El periodista Esayan se atrevió a publicar: "Cuando vi las condiciones de la iglesia en aquel tiempo, jamás hubiera imaginado esta restauración impresionante". El costo fue cubierto por comunidades armenias de todo el mundo y una parte muy significativa -hay que enfatizarlo- fue aportada por la municipalidad de Diyarbakir.
Y aquí llega el plato fuerte. Al día siguiente, en una ceremonia secreta, diez personas fueron bautizadas en la restaurada catedral. Eran turcos que se consideraban armenios de muchas generaciones y habían sido forzados a convertirse al Islam. La conversión forzada era moneda corriente tanto en los territorios del Islam como en los de la Cristiandad durante penosas centurias. La parte montañosa y más inexpugnable de Armenia pudo resistir heroicamente. Había sido el primer pueblo en hacerse cristiano merced a la fogosa prédica de San Gregorio el Iluminador. Con el enciclopedismo que estalló en Europa, la práctica de las conversiones forzosas empezó a ser cuestionada y aminoró su empuje. Pero según el Patriarcado Armenio de Estambul, a partir de 1915, cuando se inició el genocidio, alrededor de 300.000 armenios tuvieron que aceptar el Islam sunita o alawita para conservar la vida o esquivar una deportación. Si se suma a los que fueron obligados a dar ese paso en las décadas o centurias previas, calcula el Patriarcado que no debe de haber menos de medio millón de armenios que se declaran musulmanes pero se sienten cristianos. Los carcome el dolor de no permitírseles reintegrarse a su fe ni a sus tradiciones. Aunque Turquía es un país oficialmente secular gracias a la revolución progresista de Kemal Ataturk, para los musulmanes el abandono de su religión constituye un crimen imperdonable. Un armenio cristiano que se haya convertido al Islam, aunque sea bajo presión, no puede retornar a su fe originaria porque se transforma en un apóstata, un canalla, alguien que no merece respeto ni consideración alguna.
"-Yo quiero que esta catedral esté siempre abierta -manifestó uno de los recién bautizados «marranos armenios»-. Me resulta increíble estar aquí junto a personas de todo el mundo con quienes comparto el mismo origen.

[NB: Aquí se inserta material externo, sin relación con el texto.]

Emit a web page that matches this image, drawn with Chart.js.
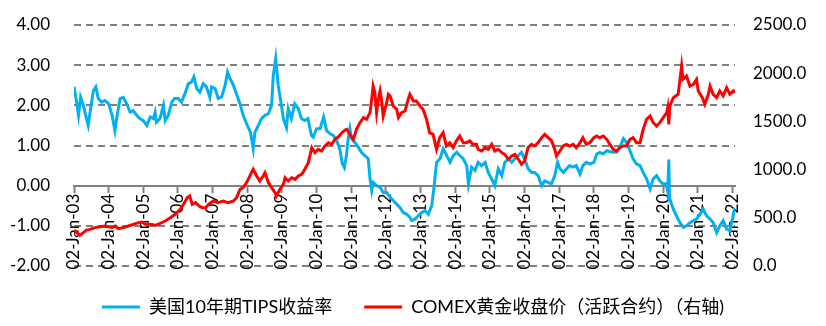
<!DOCTYPE html>
<html>
<head>
<meta charset="utf-8">
<script src="https://cdn.jsdelivr.net/npm/chart.js@4.4.1/dist/chart.umd.min.js"></script>
<style>
  html, body { margin: 0; padding: 0; background: #fff; }
  #wrap { width: 826px; height: 326px; }
</style>
</head>
<body>
<div id="wrap"><canvas id="chart"></canvas></div>
<script>
// x axis ticks (start of each year)
const tickYears = [2003, 2004, 2005, 2006, 2007, 2008, 2009, 2010, 2011, 2012,
  2013, 2014, 2015, 2016, 2017, 2018, 2019, 2020, 2021, 2022];
const tickLabels = ['02-Jan-03', '02-Jan-04', '02-Jan-05', '02-Jan-06', '02-Jan-07',
  '02-Jan-08', '02-Jan-09', '02-Jan-10', '02-Jan-11', '02-Jan-12', '02-Jan-13',
  '02-Jan-14', '02-Jan-15', '02-Jan-16', '02-Jan-17', '02-Jan-18', '02-Jan-19',
  '02-Jan-20', '02-Jan-21', '02-Jan-22'];

// 美国10年期TIPS收益率 (left axis)
const tipsYear = [
  2003.00, 2003.06, 2003.13, 2003.19, 2003.27, 2003.36, 2003.41, 2003.48, 2003.56, 2003.63,
  2003.70, 2003.80, 2003.89, 2004.00, 2004.10, 2004.18, 2004.23, 2004.33, 2004.42, 2004.52,
  2004.62, 2004.71, 2004.81, 2004.90, 2005.00, 2005.10, 2005.20, 2005.29, 2005.34, 2005.38,
  2005.48, 2005.58, 2005.63, 2005.72, 2005.82, 2005.90, 2006.00, 2006.10, 2006.20, 2006.30,
  2006.39, 2006.46, 2006.54, 2006.63, 2006.73, 2006.82, 2006.92, 2006.97, 2007.07, 2007.16,
  2007.26, 2007.36, 2007.43, 2007.50, 2007.60, 2007.70, 2007.79, 2007.88, 2008.00, 2008.09,
  2008.17, 2008.22, 2008.32, 2008.41, 2008.51, 2008.61, 2008.70, 2008.75, 2008.82, 2008.89,
  2008.97, 2009.04, 2009.13, 2009.18, 2009.27, 2009.37, 2009.47, 2009.56, 2009.66, 2009.75,
  2009.85, 2009.90, 2010.00, 2010.10, 2010.20, 2010.29, 2010.39, 2010.48, 2010.58, 2010.67,
  2010.74, 2010.80, 2010.86, 2010.91, 2010.96, 2011.01, 2011.10, 2011.20, 2011.29, 2011.39,
  2011.49, 2011.54, 2011.59, 2011.63, 2011.73, 2011.83, 2011.92, 2012.02, 2012.12, 2012.21,
  2012.31, 2012.40, 2012.50, 2012.60, 2012.69, 2012.74, 2012.84, 2012.93, 2013.03, 2013.13,
  2013.22, 2013.32, 2013.38, 2013.46, 2013.56, 2013.65, 2013.75, 2013.85, 2013.94, 2014.04,
  2014.13, 2014.23, 2014.33, 2014.38, 2014.47, 2014.57, 2014.66, 2014.76, 2014.86, 2014.95,
  2015.05, 2015.14, 2015.24, 2015.34, 2015.43, 2015.53, 2015.63, 2015.72, 2015.82, 2015.91,
  2016.00, 2016.10, 2016.20, 2016.29, 2016.39, 2016.49, 2016.58, 2016.68, 2016.77, 2016.87,
  2016.95, 2017.02, 2017.12, 2017.21, 2017.30, 2017.39, 2017.49, 2017.60, 2017.68, 2017.78,
  2017.88, 2018.00, 2018.08, 2018.17, 2018.27, 2018.37, 2018.46, 2018.56, 2018.65, 2018.75,
  2018.85, 2018.94, 2019.04, 2019.13, 2019.23, 2019.33, 2019.42, 2019.52, 2019.62, 2019.71,
  2019.81, 2019.90, 2020.00, 2020.08, 2020.13, 2020.16, 2020.18, 2020.24, 2020.29, 2020.38,
  2020.48, 2020.58, 2020.67, 2020.77, 2020.87, 2020.96, 2021.06, 2021.15, 2021.25, 2021.35,
  2021.44, 2021.54, 2021.63, 2021.73, 2021.83, 2021.92, 2022.00, 2022.06
];
const tipsYield = [
  2.46, 2.17, 1.75, 2.20, 2.00, 1.67, 1.50, 1.92, 2.37, 2.46,
  2.17, 2.08, 2.12, 2.04, 1.75, 1.37, 1.67, 2.17, 2.20, 2.04,
  1.83, 1.87, 1.75, 1.67, 1.62, 1.50, 1.71, 1.67, 1.83, 1.58,
  1.67, 2.00, 1.62, 1.75, 2.08, 2.17, 2.17, 2.08, 2.29, 2.54,
  2.58, 2.71, 2.42, 2.33, 2.54, 2.46, 2.20, 2.46, 2.42, 2.17,
  2.21, 2.50, 2.83, 2.67, 2.50, 2.25, 2.04, 1.75, 1.50, 1.33,
  0.92, 1.33, 1.50, 1.67, 1.75, 1.79, 2.00, 2.75, 3.17, 2.50,
  2.08, 1.67, 1.45, 1.92, 1.67, 2.04, 1.92, 1.67, 1.62, 1.67,
  1.25, 1.21, 1.42, 1.42, 1.71, 1.37, 1.29, 1.25, 1.12, 0.90,
  0.55, 0.45, 0.75, 1.17, 1.42, 1.17, 1.08, 0.96, 0.83, 0.75,
  0.67, 0.17, -0.12, 0.08, 0.00, -0.04, -0.17, -0.17, -0.29, -0.37,
  -0.46, -0.54, -0.67, -0.71, -0.79, -0.87, -0.83, -0.75, -0.67, -0.62,
  -0.71, -0.50, -0.08, 0.58, 0.67, 0.92, 0.75, 0.58, 0.75, 0.83,
  0.75, 0.67, 0.50, 0.04, 0.46, 0.38, 0.58, 0.50, 0.58, 0.33,
  0.17, 0.00, 0.42, 0.25, 0.58, 0.67, 0.58, 0.67, 0.75, 0.83,
  0.67, 0.42, 0.33, 0.33, 0.25, 0.00, 0.12, 0.08, 0.04, 0.25,
  0.58, 0.42, 0.33, 0.42, 0.50, 0.46, 0.50, 0.29, 0.50, 0.58,
  0.54, 0.58, 0.79, 0.83, 0.79, 0.87, 0.85, 0.83, 0.83, 0.96,
  1.17, 1.08, 0.87, 0.67, 0.54, 0.50, 0.33, 0.17, -0.08, 0.17,
  0.25, 0.12, 0.04, 0.05, -0.15, 0.65, -0.30, -0.46, -0.58, -0.75,
  -0.92, -1.04, -1.00, -0.92, -0.87, -0.83, -0.71, -0.58, -0.75, -0.83,
  -0.92, -1.17, -1.00, -0.87, -1.08, -1.12, -0.83, -0.55
];

// COMEX黄金收盘价 (right axis)
const goldYear = [
  2003.00, 2003.08, 2003.17, 2003.27, 2003.36, 2003.46, 2003.61, 2003.75, 2003.89, 2004.00,
  2004.10, 2004.19, 2004.28, 2004.42, 2004.57, 2004.71, 2004.86, 2004.97, 2005.05, 2005.20,
  2005.34, 2005.49, 2005.63, 2005.78, 2005.92, 2006.02, 2006.13, 2006.27, 2006.34, 2006.41,
  2006.51, 2006.61, 2006.70, 2006.80, 2006.88, 2007.02, 2007.16, 2007.30, 2007.45, 2007.60,
  2007.69, 2007.79, 2007.88, 2007.98, 2008.12, 2008.17, 2008.27, 2008.36, 2008.46, 2008.51,
  2008.61, 2008.70, 2008.80, 2008.84, 2008.94, 2009.04, 2009.09, 2009.18, 2009.28, 2009.38,
  2009.47, 2009.57, 2009.66, 2009.76, 2009.86, 2009.95, 2010.05, 2010.14, 2010.24, 2010.34,
  2010.43, 2010.53, 2010.63, 2010.72, 2010.82, 2010.87, 2010.96, 2011.06, 2011.15, 2011.25,
  2011.35, 2011.44, 2011.54, 2011.59, 2011.63, 2011.68, 2011.73, 2011.78, 2011.83, 2011.87,
  2011.92, 2012.02, 2012.07, 2012.12, 2012.21, 2012.31, 2012.36, 2012.45, 2012.55, 2012.64,
  2012.69, 2012.79, 2012.88, 2012.98, 2013.07, 2013.17, 2013.26, 2013.36, 2013.46, 2013.55,
  2013.65, 2013.74, 2013.84, 2013.94, 2014.03, 2014.13, 2014.23, 2014.32, 2014.42, 2014.51,
  2014.61, 2014.66, 2014.76, 2014.86, 2014.95, 2015.05, 2015.14, 2015.24, 2015.34, 2015.43,
  2015.53, 2015.63, 2015.72, 2015.82, 2015.91, 2016.00, 2016.10, 2016.20, 2016.29, 2016.39,
  2016.49, 2016.58, 2016.68, 2016.78, 2016.87, 2016.92, 2017.02, 2017.11, 2017.21, 2017.30,
  2017.40, 2017.49, 2017.60, 2017.68, 2017.78, 2017.88, 2018.00, 2018.08, 2018.17, 2018.27,
  2018.37, 2018.46, 2018.56, 2018.65, 2018.75, 2018.85, 2018.94, 2019.04, 2019.13, 2019.23,
  2019.33, 2019.42, 2019.52, 2019.62, 2019.71, 2019.81, 2019.90, 2020.00, 2020.10, 2020.13,
  2020.16, 2020.19, 2020.29, 2020.43, 2020.53, 2020.57, 2020.67, 2020.77, 2020.87, 2020.96,
  2021.01, 2021.13, 2021.20, 2021.30, 2021.35, 2021.44, 2021.54, 2021.63, 2021.73, 2021.83,
  2021.92, 2022.02, 2022.07
];
const goldPrice = [
  373, 346, 318, 346, 373, 380, 398, 408, 415, 408,
  398, 415, 387, 398, 415, 432, 450, 456, 432, 432,
  422, 443, 467, 500, 536, 570, 622, 709, 726, 640,
  657, 622, 605, 605, 640, 674, 657, 674, 657, 674,
  709, 795, 813, 865, 968, 1003, 934, 882, 934, 968,
  865, 813, 761, 726, 795, 847, 916, 882, 916, 899,
  934, 951, 1003, 1072, 1228, 1176, 1210, 1193, 1245, 1279,
  1262, 1314, 1340, 1380, 1410, 1418, 1366, 1314, 1418, 1487,
  1539, 1522, 1591, 1729, 1867, 1798, 1591, 1729, 1816, 1729,
  1556, 1694, 1781, 1764, 1660, 1625, 1539, 1591, 1608, 1729,
  1781, 1712, 1712, 1660, 1625, 1522, 1383, 1366, 1210, 1331,
  1383, 1245, 1279, 1228, 1297, 1349, 1279, 1279, 1297, 1262,
  1262, 1210, 1193, 1228, 1210, 1262, 1193, 1210, 1176, 1158,
  1107, 1141, 1158, 1107, 1055, 1089, 1228, 1262, 1245, 1279,
  1331, 1366, 1331, 1297, 1210, 1141, 1193, 1245, 1262, 1245,
  1262, 1228, 1279, 1331, 1262, 1279, 1331, 1349, 1331, 1349,
  1314, 1262, 1210, 1193, 1228, 1245, 1245, 1314, 1331, 1279,
  1279, 1418, 1522, 1556, 1487, 1452, 1487, 1539, 1591, 1643,
  1470, 1660, 1746, 1781, 2075, 1936, 1971, 1867, 1885, 1936,
  1816, 1746, 1677, 1781, 1867, 1781, 1746, 1816, 1764, 1850,
  1781, 1816, 1798
];

const tipsColor = '#00B0F0';
const goldColor = '#FF0000';
const gridGray = '#808080';

Chart.defaults.font.family = 'Lato, "Noto Sans CJK SC", sans-serif';
Chart.defaults.color = '#000';

const toPoints = (xs, ys) => xs.map((x, i) => ({ x: x, y: ys[i] }));

new Chart(document.getElementById('chart'), {
  type: 'line',
  data: {
    datasets: [
      {
        label: '美国10年期TIPS收益率',
        data: toPoints(tipsYear, tipsYield),
        yAxisID: 'y',
        borderColor: tipsColor,
        backgroundColor: tipsColor,
        borderWidth: 3,
        pointRadius: 0,
        order: 1
      },
      {
        label: 'COMEX黄金收盘价（活跃合约）（右轴)',
        data: toPoints(goldYear, goldPrice),
        yAxisID: 'y2',
        borderColor: goldColor,
        backgroundColor: goldColor,
        borderWidth: 3,
        pointRadius: 0,
        order: 0
      }
    ]
  },
  options: {
    responsive: true,
    maintainAspectRatio: false,
    animation: false,
    events: [],
    layout: { padding: { top: 25, left: 0, right: 0, bottom: 0 } },
    scales: {
      x: {
        type: 'linear',
        position: { y: 0 },
        min: 2003,
        max: 2022.07,
        afterBuildTicks: s => { s.ticks = tickYears.map(v => ({ value: v })); },
        afterFit: s => { s.height = 0; },
        grid: { drawOnChartArea: false, drawTicks: true, tickLength: 6, tickColor: gridGray, tickWidth: 2 },
        border: { display: true, color: gridGray, width: 2 },
        ticks: {
          autoSkip: false,
          minRotation: 90,
          maxRotation: 90,
          padding: 2,
          font: { size: 17 },
          callback: v => tickLabels[tickYears.indexOf(v)]
        }
      },
      y: {
        position: 'left',
        min: -2,
        max: 4,
        afterFit: s => { s.width = 74; s.paddingTop = 0; s.paddingBottom = 0; },
        grid: { color: gridGray, lineWidth: 2, drawTicks: false },
        border: { display: false, dash: [7, 5] },
        ticks: { stepSize: 1, padding: 24, font: { size: 17 }, callback: v => v.toFixed(2) }
      },
      y2: {
        position: 'right',
        min: 0,
        max: 2500,
        afterFit: s => { s.width = 91; s.paddingTop = 0; s.paddingBottom = 0; },
        grid: { display: false, drawTicks: false },
        border: { display: false },
        ticks: { stepSize: 500, padding: 18, font: { size: 17 }, callback: v => v.toFixed(1) }
      }
    },
    plugins: {
      tooltip: { enabled: false },
      legend: {
        position: 'bottom',
        labels: {
          font: { size: 18 },
          color: '#000',
          boxWidth: 38,
          boxHeight: 3,
          padding: 32,
          sort: (a, b) => a.datasetIndex - b.datasetIndex,
          generateLabels: chart => Chart.defaults.plugins.legend.labels.generateLabels(chart)
            .map(item => Object.assign(item, { lineWidth: 0 }))
        }
      }
    }
  }
});
</script>
</body>
</html>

"-¡Es como volver del exilio! -exclamó otro, sin poder contener las lágrimas.
"-Armenios viejitos -comentó una periodista que no se atrevía a mostrar el grabador ni decir su nombre-, que vivieron en Diyarbakir antes de la expulsión masiva y simulaban haber renunciado a sus raíces, regresaban para recorrer calles, mirar desde afuera sus antiguos hogares, pasar delante de la ruinosa catedral y darle rienda suelta a su nostalgia imbatible. Todos hablaban turco, kurdo y armenio. Y ninguno se atrevía a santiguarse en público."
En muchas zonas de la Turquía moderna aún perdura el pluralismo religioso de las mejores épocas, aunque gobierne un partido islámico que apuesta a la regresión. A poca distancia de la catedral se yerguen la iglesia católica-caldea de San Pedro (en proceso de restauración acelerada), una mezquita, una iglesia protestante modesta y una diminuta sinagoga. El alcalde señaló con un entusiasmo contagioso a los peregrinos que Diyarbakir se convertirá en la Jerusalén de Anatolia, en el objetivo que buscarán las plegarias fervorosas. Utilizó un lenguaje elíptico para referirse a los sucesos que empezaron en 1915: "Que nuestros hijos celebren juntos las próximas realizaciones".
A diferencia de la iglesia Akdamar de la ciudad de Van ("pueblo" en armenio), que fue erigida en el siglo X y se ha convertido en un museo donde sólo una vez al año se permite realizar el servicio religioso, la catedral de Diyarbakir tendrá oficios más regulares y frecuentes, habrá conciertos de música clásica y exposiciones. Tendrá vida. Tanta vida como estos nuevos marranos que regresan a sus fuentes henchidos de gratitud y esperanza.